Expiration Laddering and Rollover Concentration
The first question any underwriter should ask is not what are tenants paying today, but when does that income stop being contractually guaranteed?
Map every lease expiration across a 10-year horizon and bucket them by year. What you are looking for is concentration — specifically, any single year where more than 20–25% of your gross leasable area (GLA) or base rent rolls. A property where 40% of leases expire in Year 3 is a fundamentally different risk proposition than one with smooth, laddered expirations, even if the in-place NOI is identical.
Concentration risk compounds when large expirations align with macro headwinds or local market softness. Model the downside: if that Year 3 cohort does not renew and the space sits vacant for 9–12 months before re-leasing at market, what happens to your debt service coverage? Does the deal still pencil at your acquisition basis?
Beyond concentration, assess the quality of upcoming rollovers. A 50,000 SF anchor tenant expiring in Year 2 is categorically different from fifteen small-shop tenants expiring in the same year. The anchor drives co-tenancy clauses, foot traffic, and potentially the entire asset's re-leasing velocity.
“Any single year where more than 20–25% of GLA or base rent rolls represents a concentration risk that demands scenario modeling.”
Mark-to-Market Analysis
Once you have mapped expirations, the next step is benchmarking every in-place rent against current market rent for comparable space. This mark-to-market (MTM) analysis is where significant embedded value — and embedded risk — surfaces.

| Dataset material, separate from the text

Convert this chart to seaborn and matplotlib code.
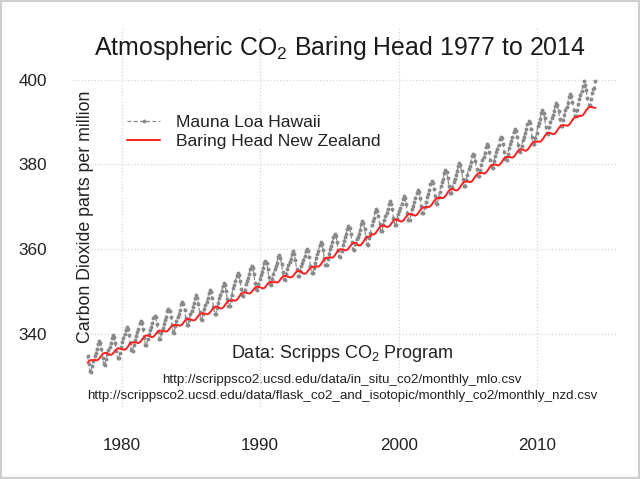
import numpy as np
import pandas as pd
import matplotlib
matplotlib.use("Agg")
import matplotlib.pyplot as plt
from matplotlib.patches import Rectangle
from matplotlib.lines import Line2D
import seaborn as sns

# ---------------- data (monthly means, ppm) ----------------
mlo_start = "1977-07"
mlo_ppm = [
    334.7, 332.7, 331.1, 331.0, 332.4, 333.6,
    334.7, 335.5, 336.4, 337.6, 338.2, 337.7, 336.3, 334.3, 332.7, 332.6, 334.0, 335.2,
    336.0, 336.8, 337.7, 339.0, 339.6, 339.1, 337.7, 335.8, 334.2, 334.1, 335.5, 336.7,
    338.0, 338.9, 339.8, 340.9, 341.5, 341.0, 339.7, 337.7, 336.0, 335.9, 337.3, 338.5,
    339.4, 340.3, 341.1, 342.4, 342.9, 342.4, 341.0, 339.0, 337.4, 337.3, 338.7, 339.9,
    340.8, 341.5, 342.4, 343.6, 344.2, 343.8, 342.3, 340.4, 338.8, 338.6, 340.1, 341.3,
    342.3, 343.1, 344.0, 345.3, 345.9, 345.4, 344.0, 342.0, 340.4, 340.2, 341.7, 342.9,
    344.0, 344.7, 345.6, 346.9, 347.5, 347.0, 345.5, 343.6, 341.9, 341.9, 343.3, 344.5,
    345.4, 346.2, 347.1, 348.3, 349.0, 348.4, 347.0, 345.0, 343.4, 343.3, 344.7, 345.9,
    346.7, 347.5, 348.4, 349.6, 350.3, 349.7, 348.3, 346.3, 344.7, 344.6, 346.0, 347.2,
    348.3, 349.1, 350.0, 351.3, 351.9, 351.5, 350.1, 348.2, 346.6, 346.5, 347.9, 349.2,
    350.7, 351.5, 352.4, 353.7, 354.3, 353.9, 352.5, 350.6, 349.0, 348.9, 350.3, 351.6,
    352.4, 353.2, 354.1, 355.3, 355.9, 355.4, 354.0, 352.0, 350.4, 350.3, 351.7, 352.9,
    353.8, 354.6, 355.4, 356.7, 357.2, 356.7, 355.3, 353.3, 351.6, 351.5, 352.9, 354.1,
    355.2, 355.9, 356.7, 358.0, 358.5, 357.9, 356.5, 354.5, 352.8, 352.7, 354.0, 355.2,
    356.1, 356.9, 357.6, 358.9, 359.4, 358.8, 357.4, 355.3, 353.6, 353.5, 354.8, 355.9,
    356.7, 357.4, 358.2, 359.5, 360.0, 359.4, 358.0, 356.0, 354.3, 354.2, 355.5, 356.7,
    357.9, 358.7, 359.6, 360.9, 361.6, 361.1, 359.7, 357.8, 356.2, 356.1, 357.6, 358.8,
    359.9, 360.7, 361.6, 362.9, 363.6, 363.1, 361.7, 359.8, 358.2, 358.1, 359.6, 360.8,
    361.9, 362.7, 363.6, 364.8, 365.4, 364.9, 363.5, 361.5, 359.9, 359.8, 361.2, 362.4,
    362.8, 363.6, 364.5, 365.8, 366.5, 366.0, 364.6, 362.7, 361.1, 361.0, 362.5, 363.7,
    365.6, 366.5, 367.4, 368.7, 369.4, 369.0, 367.7, 365.8, 364.2, 364.2, 365.6, 366.9,
    367.7, 368.5, 369.4, 370.6, 371.2, 370.7, 369.3, 367.3, 365.7, 365.6, 367.0, 368.2,
    368.9, 369.7, 370.6, 371.8, 372.4, 371.9, 370.5, 368.5, 366.9, 366.8, 368.2, 369.4,
    370.2, 371.0, 371.9, 373.2, 373.9, 373.4, 372.0, 370.1, 368.5, 368.4, 369.9, 371.1,
    372.2, 373.0, 373.9, 375.3, 376.0, 375.5, 374.2, 372.4, 370.8, 370.7, 372.2, 373.5,
    374.9, 375.7, 376.6, 377.9, 378.6, 378.1, 376.7, 374.8, 373.2, 373.1, 374.6, 375.8,
    376.6, 377.4, 378.3, 379.6, 380.3, 379.8, 378.4, 376.5, 374.9, 374.8, 376.3, 377.5,
    378.8, 379.6, 380.5, 381.9, 382.5, 382.1, 380.7, 378.8, 377.2, 377.1, 378.6, 379.9,
    381.0, 381.8, 382.7, 384.0, 384.7, 384.2, 382.8, 380.9, 379.3, 379.2, 380.7, 381.9,
    382.9, 383.7, 384.6, 385.9, 386.5, 386.1, 384.7, 382.8, 381.2, 381.1, 382.5, 383.8,
    384.7, 385.5, 386.4, 387.7, 388.4, 387.9, 386.5, 384.6, 383.0, 382.9, 384.4, 385.6,
    386.5, 387.3, 388.2, 389.5, 390.2, 389.7, 388.3, 386.4, 384.8, 384.7, 386.2, 387.4,
    389.0, 389.8, 390.7, 392.0, 392.7, 392.2, 390.8, 388.9, 387.3, 387.2, 388.7, 389.9,
    390.8, 391.6, 392.5, 393.8, 394.4, 394.0, 392.6, 390.7, 389.1, 389.0, 390.4, 391.7,
    392.8, 393.6, 394.5, 395.9, 396.6, 396.1, 394.8, 392.9, 391.4, 391.3, 392.8, 394.1,
    395.4, 396.3, 397.2, 398.5, 399.7, 398.8, 397.5, 395.6, 394.0, 394.0, 395.4, 396.7,
    397.8, 398.0, 399.7,
]

bhd_start = "1977-07"
bhd_ppm = [
    333.1, 333.45, 333.65, 333.75, 333.7, 333.7,
    333.8, 333.7, 333.65, 333.8, 334.05, 334.45, 334.8, 335.15, 335.35, 335.45, 335.4, 335.4,
    335.15, 335.0, 334.95, 335.05, 335.3, 335.65, 336.0, 336.3, 336.5, 336.5, 336.4, 336.35,
    336.3, 336.2, 336.15, 336.3, 336.55, 336.95, 337.3, 337.65, 337.85, 337.95, 337.9, 337.9,
    337.9, 337.8, 337.75, 337.9, 338.15, 338.55, 338.9, 339.25, 339.45, 339.55, 339.5, 339.5,
    339.35, 339.2, 339.15, 339.25, 339.5, 339.85, 340.2, 340.5, 340.7, 340.7, 340.6, 340.55,
    340.6, 340.5, 340.45, 340.55, 340.8, 341.15, 341.5, 341.8, 342.0, 342.05, 342.0, 341.95,
    342.0, 341.9, 341.85, 341.95, 342.2, 342.55, 342.9, 343.2, 343.4, 343.45, 343.4, 343.35,
    343.25, 343.15, 343.1, 343.2, 343.45, 343.85, 344.2, 344.5, 344.7, 344.8, 344.75, 344.7,
    344.7, 344.6, 344.55, 344.7, 344.95, 345.35, 345.7, 346.05, 346.25, 346.35, 346.3, 346.3,
    346.05, 345.95, 345.9, 346.05, 346.3, 346.7, 347.1, 347.45, 347.7, 347.8, 347.75, 347.75,
    347.9, 347.8, 347.75, 347.9, 348.2, 348.6, 349.0, 349.4, 349.6, 349.7, 349.65, 349.65,
    349.6, 349.5, 349.45, 349.55, 349.8, 350.15, 350.5, 350.8, 351.0, 351.05, 351.0, 350.95,
    350.85, 350.7, 350.65, 350.75, 351.0, 351.35, 351.7, 352.0, 352.2, 352.2, 352.1, 352.05,
    352.25, 352.1, 352.05, 352.15, 352.4, 352.75, 353.1, 353.4, 353.6, 353.6, 353.5, 353.45,
    353.45, 353.3, 353.25, 353.35, 353.6, 353.95, 354.3, 354.6, 354.8, 354.8, 354.7, 354.65,
    354.25, 354.15, 354.1, 354.2, 354.45, 354.85, 355.2, 355.5, 355.7, 355.8, 355.75, 355.7,
    355.9, 355.8, 355.8, 356.0, 356.3, 356.7, 357.15, 357.5, 357.75, 357.9, 357.9, 357.9,
    358.05, 357.95, 357.9, 358.1, 358.4, 358.8, 359.25, 359.6, 359.8, 359.9, 359.9, 359.9,
    359.8, 359.7, 359.65, 359.8, 360.05, 360.45, 360.8, 361.15, 361.35, 361.45, 361.4, 361.4,
    360.9, 360.8, 360.8, 361.0, 361.3, 361.7, 362.15, 362.5, 362.75, 362.9, 362.9, 362.9,
    363.5, 363.4, 363.4, 363.6, 363.9, 364.3, 364.75, 365.1, 365.35, 365.5, 365.5, 365.5,
    365.3, 365.2, 365.15, 365.3, 365.55, 365.95, 366.3, 366.65, 366.85, 366.95, 366.9, 366.9,
    366.6, 366.5, 366.45, 366.6, 366.85, 367.25, 367.6, 367.95, 368.15, 368.25, 368.2, 368.2,
    368.0, 367.9, 367.85, 368.0, 368.3, 368.7, 369.1, 369.45, 369.7, 369.8, 369.8, 369.8,
    370.0, 369.9, 369.9, 370.1, 370.4, 370.8, 371.25, 371.6, 371.85, 372.0, 372.0, 372.0,
    372.1, 372.0, 372.0, 372.2, 372.5, 372.9, 373.35, 373.7, 373.95, 374.1, 374.1, 374.1,
    373.9, 373.8, 373.8, 374.0, 374.3, 374.7, 375.15, 375.5, 375.75, 375.9, 375.9, 375.9,
    375.9, 375.8, 375.8, 376.0, 376.3, 376.7, 377.15, 377.5, 377.75, 377.9, 377.9, 377.9,
    377.9, 377.8, 377.8, 378.0, 378.3, 378.7, 379.15, 379.5, 379.75, 379.9, 379.9, 379.9,
    379.85, 379.75, 379.7, 379.9, 380.2, 380.6, 381.05, 381.4, 381.6, 381.7, 381.7, 381.7,
    381.7, 381.6, 381.55, 381.7, 382.0, 382.4, 382.8, 383.15, 383.4, 383.5, 383.45, 383.45,
    383.3, 383.2, 383.2, 383.4, 383.7, 384.1, 384.55, 384.9, 385.15, 385.3, 385.3, 385.3,
    385.4, 385.3, 385.3, 385.5, 385.8, 386.2, 386.65, 387.0, 387.25, 387.4, 387.4, 387.4,
    387.2, 387.1, 387.1, 387.3, 387.6, 388.0, 388.45, 388.8, 389.05, 389.2, 389.2, 389.2,
    389.2, 389.1, 389.1, 389.3, 389.6, 390.0, 390.45, 390.8, 391.05, 391.2, 391.2, 391.2,
    391.5, 391.4, 391.4, 391.6, 391.9, 392.3, 392.75, 393.1, 393.35, 393.5, 393.5, 393.5,
    393.4, 393.3, 393.3,
]

x_ticks = [1980, 1990, 2000, 2010]
y_ticks = [340, 360, 380, 400]
series_labels = ["Mauna Loa Hawaii", "Baring Head New Zealand"]
title_text = "Atmospheric CO$_2$ Baring Head 1977 to 2014"
ylabel_text = "Carbon Dioxide parts per million"
source_text = "Data: Scripps CO$_2$ Program"
url_texts = [
    "http://scrippsco2.ucsd.edu/data/in_situ_co2/monthly_mlo.csv",
    "http://scrippsco2.ucsd.edu/data/flask_co2_and_isotopic/monthly_co2/monthly_nzd.csv",
]


def decimal_dates(start, n):
    d = pd.date_range(start, periods=n, freq="MS")
    return d.year + (d.month - 0.5) / 12.0


mlo = pd.DataFrame({"year": decimal_dates(mlo_start, len(mlo_ppm)), "ppm": mlo_ppm})
bhd = pd.DataFrame({"year": decimal_dates(bhd_start, len(bhd_ppm)), "ppm": bhd_ppm})

# ---------------- styling ----------------
sns.set_theme(style="white")
plt.rcParams["font.family"] = ["Liberation Sans", "DejaVu Sans"]
plt.rcParams["mathtext.fontset"] = "custom"
plt.rcParams["mathtext.rm"] = "Liberation Sans"
plt.rcParams["mathtext.it"] = "Liberation Sans:italic"
plt.rcParams["mathtext.bf"] = "Liberation Sans:bold"

W, H = 640, 479
fig = plt.figure(figsize=(W / 100, H / 100), dpi=100)
fig.patch.set_facecolor("white")

left, right, top, bottom = 70.7, 616, 28, 407
ax = fig.add_axes([left / W, 1 - bottom / H, (right - left) / W, (bottom - top) / H])
ax.set_facecolor("white")

gray = "#8a8a8a"
red = "#ff2020"

sns.lineplot(data=mlo, x="year", y="ppm", ax=ax, color=gray, linewidth=0.9,
             linestyle=(0, (3, 2)), marker="o", markersize=2.8, markeredgewidth=0,
             markerfacecolor=gray, label=series_labels[0], legend=False)
sns.lineplot(data=bhd, x="year", y="ppm", ax=ax, color=red, linewidth=1.4,
             label=series_labels[1], legend=False)

ax.set_xlim(1976.32, 2015.69)
ax.set_ylim(322.64, 412.17)
ax.set_xticks(x_ticks)
ax.set_yticks(y_ticks)
for v in x_ticks:
    ax.axvline(v, color="#d6d6d6", linestyle=":", linewidth=0.9, zorder=0)
for v in y_ticks:
    ax.axhline(v, color="#d6d6d6", linestyle=":", linewidth=0.9, zorder=0)
ax.grid(False)
for s in ax.spines.values():
    s.set_visible(False)

ax.tick_params(axis="both", which="major", direction="out", length=3, width=0.8,
               color="#9a9a9a", labelsize=12.3, labelcolor="#222222")
ax.tick_params(axis="y", pad=14)
ax.tick_params(axis="x", pad=19)
ax.set_xlabel("")
ax.set_ylabel("")

handles = [
    Line2D([], [], color=gray, linewidth=0.9, linestyle=(0, (3, 2)), marker="o",
           markersize=2.8, markeredgewidth=0, markerfacecolor=gray),
    Line2D([], [], color=red, linewidth=1.4),
]
ax.legend(handles, series_labels, loc="center left",
          bbox_to_anchor=(127 / W, 1 - 132 / H), bbox_transform=fig.transFigure,
          frameon=False, fontsize=12.6, handlelength=1.9, handletextpad=0.9,
          labelspacing=0.25, borderpad=0, borderaxespad=0, labelcolor="#222222")

fig.text(340 / W, 1 - 48 / H, title_text, ha="center", va="center",
         fontsize=17.9, color="#1a1a1a")
fig.text(86 / W, 1 - 217 / H, ylabel_text, ha="center", va="center",
         rotation=90, fontsize=12.8, color="#222222")
fig.text(342 / W, 1 - 353 / H, source_text, ha="center", va="center",
         fontsize=13, color="#222222")
fig.text(342 / W, 1 - 380 / H, url_texts[0], ha="center", va="center",
         fontsize=9.6, color="#222222")
fig.text(342 / W, 1 - 395.5 / H, url_texts[1], ha="center", va="center",
         fontsize=9.6, color="#222222")

fig.patches.append(Rectangle((0, 0), 1, 1, transform=fig.transFigure, fill=False,
                             edgecolor="#cfcfcf", linewidth=3, zorder=10))

fig.savefig("out.png", dpi=100, facecolor="white")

For each tenant, calculate the spread between their contractual rent and your estimate of achievable market rent, expressed both in absolute dollar terms and as a percentage. Aggregate these spreads across the rent roll to produce a portfolio-level MTM position.
Below-market leases represent optionality. When these tenants roll, you can capture upside — but only if the market holds and you can re-lease at your projected rate. Discount this upside appropriately. A tenant 15% below market expiring in Year 7 is not the same as one expiring in Year 2; the former requires you to forecast rents seven years out with confidence.
Above-market leases represent the inverse risk. These tenants are paying rents that exceed what the market would currently support, meaning renewal is uncertain and replacement rents at expiration will likely reset lower. This is where many acquisition models are quietly optimistic — they assume flat or growing rents on above-market leases without adequately stress-testing the rollback scenario.
The honest MTM analysis forces a reckoning: what is the blended re-leasing spread across the entire roll, and how much capital (TI, free rent, leasing commissions) will it cost to achieve it?
“Above-market leases are where many acquisition models are quietly optimistic — assuming flat or growing rents without stress-testing the rollback scenario.”
Tenant Credit and Lease Structure Scrutiny
Not all rent is equal. A $50/SF lease with a creditworthy national tenant on a 10-year NNN structure is worth materially more than the same rent from a regional operator on a gross lease with a co-tenancy kick-out clause.
Tenant credit quality: Segment tenants by credit tier — investment-grade nationals, regional credits, and local operators. For non-public tenants, request financial statements and assess rent-to-sales ratios where available. A tenant paying 12% of gross sales in rent is far more sustainable than one paying 18%. This matters not just for renewal probability, but for lender underwriting and exit cap rate.
Lease structure: Gross vs. NNN vs. modified gross leases have enormous implications for expense recovery and NOI stability. Map out which tenants are responsible for CAM, insurance, taxes, and utilities. A rent roll that looks strong on base rent can underperform significantly if expense recoveries are capped, excluded, or structured in ways that shift burden to the landlord.
Embedded options: Comb every lease abstract for renewal options (and critically, the rent reset mechanism — fair market value resets can mean re-negotiating rents downward), expansion rights, rights of first refusal, termination options, and co-tenancy provisions. These clauses can materially alter your projected cash flows and your ability to re-tenant or reposition the asset.
“A rent roll that looks strong on base rent can underperform significantly if expense recoveries are capped or structured to shift burden to the landlord.”
Building the Dynamic 10-Year Cash Flow Model
With the lease-by-lease analysis complete, you now have the inputs needed to build a projection that reflects the actual contractual reality of the asset — not a smoothed approximation of it.
Structure your model to run each lease independently through its contractual term, capturing scheduled rent steps, expense recovery adjustments, and option exercise scenarios. At expiration, apply your re-leasing assumptions: downtime, TI allowance, free rent period, leasing commission, and new rent — differentiated by tenant tier and space size rather than applied as a portfolio-wide average.
The output of this approach is a cash flow model where every inflection point is traceable to a specific lease event. This matters operationally (for asset management planning) and analytically — when a lender or equity partner challenges your projections, you can defend each assumption at the tenant level rather than retreating to market generalities.
Run at minimum three scenarios: a base case reflecting your best estimate of re-leasing outcomes, a stress case assuming extended downtime and lower renewal rents across the above-market cohort, and an upside case capturing full MTM capture on below-market leases at renewal. The spread between your stress and upside IRRs is the honest expression of the risk you are underwriting.
“The spread between your stress and upside IRRs is the honest expression of the risk you are underwriting.”